A prognostic approach for non-punch through and field stop IGBTs

Abstract

Development of prognostic approaches for insulated gate bipolar transistors (IGBTs) is of interest in order to improve availability, reduce downtime, and prevent failures of power electronics. In this study, a prognostic approach was developed to identify anomalous behavior in non-punch through (NPT) and field stop (FS) IGBTs and predict their remaining useful life. NPT and FS IGBTs were subjected to electrical–thermal stresses until their failure. X-ray analysis performed before and after the stress tests revealed degradation in the die attach. The gate–emitter voltage (VGE), collector–emitter voltage (VCE), collector–emitter current (ICE), and case temperature were monitored in situ during the experiment. The on-state collector–emitter voltage (VCE(ON)) increased and the on-state collector–emitter current (ICE(ON)) decreased during the test.
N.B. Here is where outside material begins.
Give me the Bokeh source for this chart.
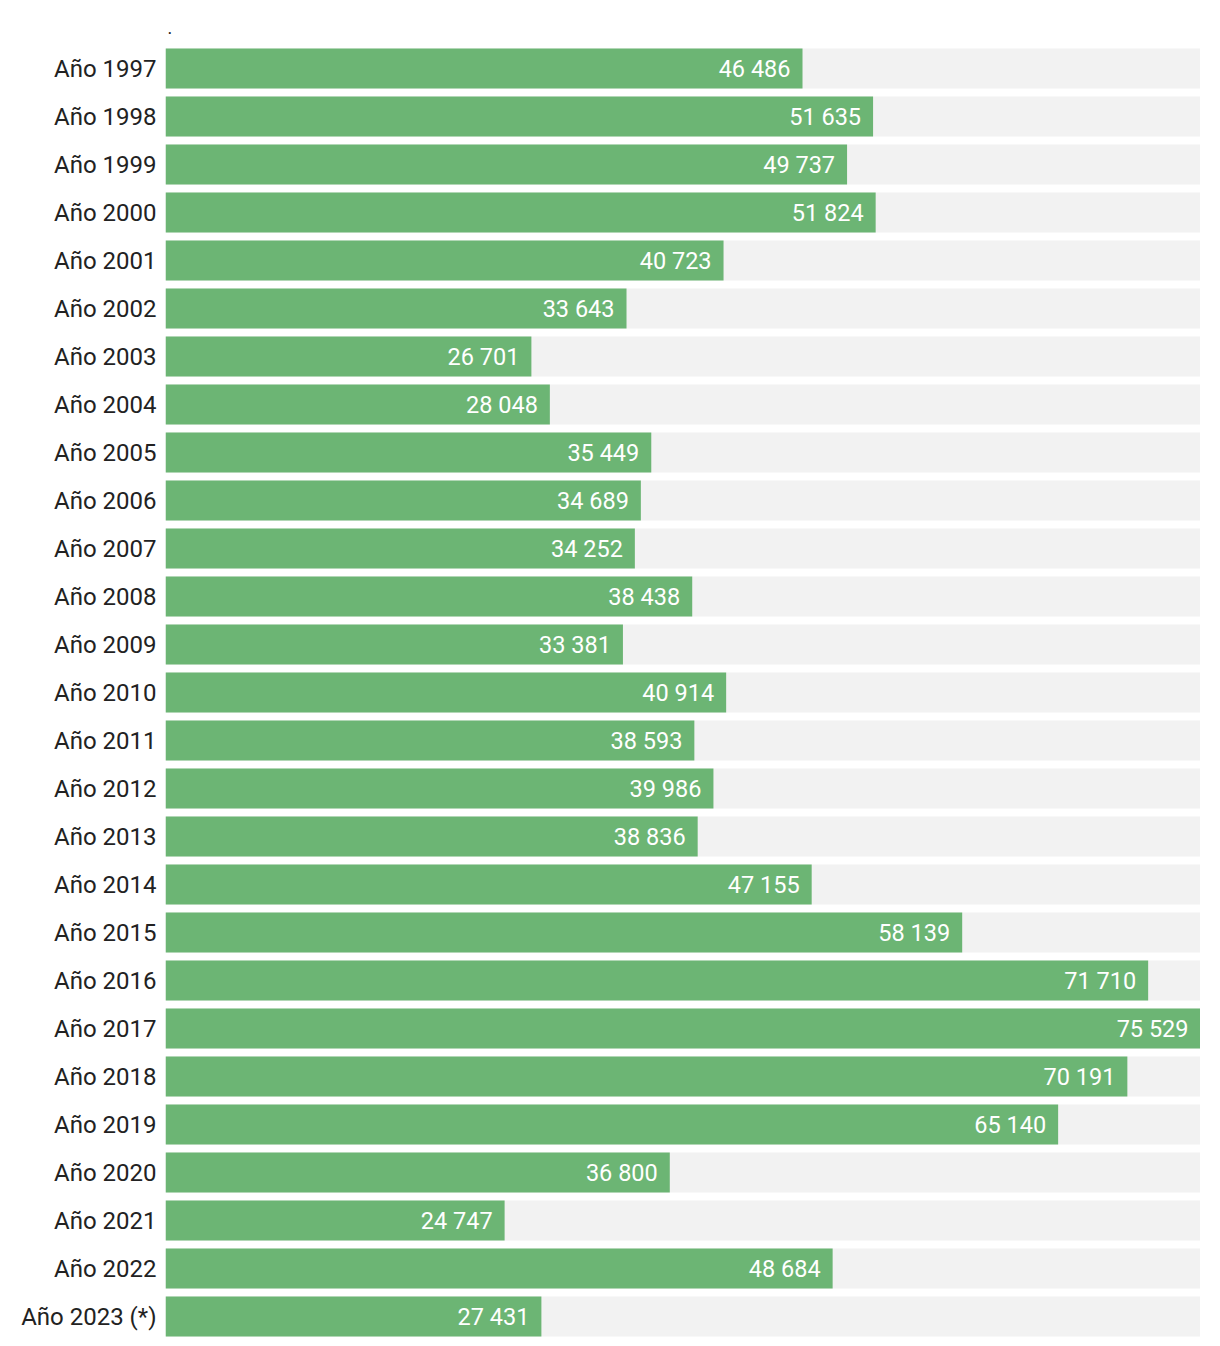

A Mahalanobis distance (MD) approach was implemented using the VCE(ON) and ICE(ON) parameters for anomaly detection. Upon anomaly detection, the particle filter algorithm was triggered to predict the remaining useful life of the IGBT. The system model for the particle filter was obtained by a least squares regression of the VCE(ON) at the mean test temperature. The failure threshold was defined as a 20% increase in VCE(ON). The particle filter approach, developed using the system model based on the VCE(ON), was demonstrated to provide mean time to failure estimates of IGBT remaining useful life with an error of approximately 20% at the time of anomaly detection.